C’est exactement ce même chemin que Jean-Sébastien Fallu nous propose de parcourir en matière d’éducation aux drogues, en esquissant quelques-uns des contours qu’elle pourrait prendre dans une version positive.
Puisque ce numéro se projette dans un avenir utopique, Christine Barras revient sur la question de l’utopie, et singulièrement du rapport entre celle-ci et les drogues – au prisme notamment du Meilleur des mondes d’Aldous Huxley.
Il y a aussi loin du présent à l’utopie que de la coupe aux lèvres. C’est ce que rappelle Anaïs Teyssandier dans son article consacré à la généralisation des modules d’éducation à la vie relationnelle, affective et sexuelle, ainsi qu’à la vigoureuse opposition qu’elle a rencontrée.

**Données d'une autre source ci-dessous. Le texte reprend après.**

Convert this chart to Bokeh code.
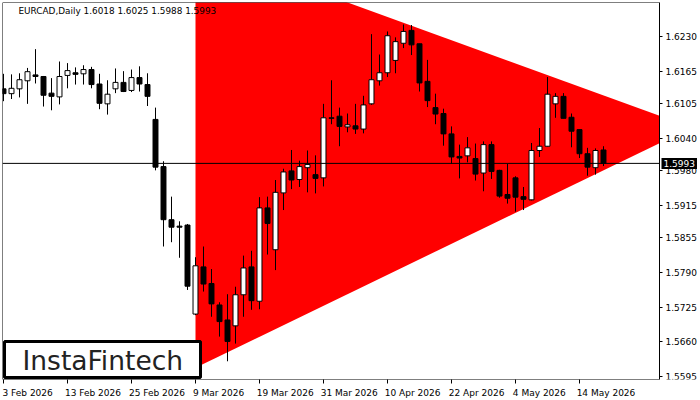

Voilà qui devrait servir d’avertissement à toute velléité d’effectuer un simple copier-coller entre les chemins institutionnels de l’éducation à la sexualité et de l’éducation aux drogues. Comme le rappelle Christine Barras, les utopies ne devraient de toute façon pas constituer un manuel d’utilisation, mais plutôt une inspiration pédagogique.
Enfin, dans la deuxième partie de ce numéro, pour un varia inhabituellement long, Maurizio Ferrara évoque le phénomène du chemsex, en propose une approche particulièrement informée et précise, et propose quelques balises cliniques pour une approche thérapeutique.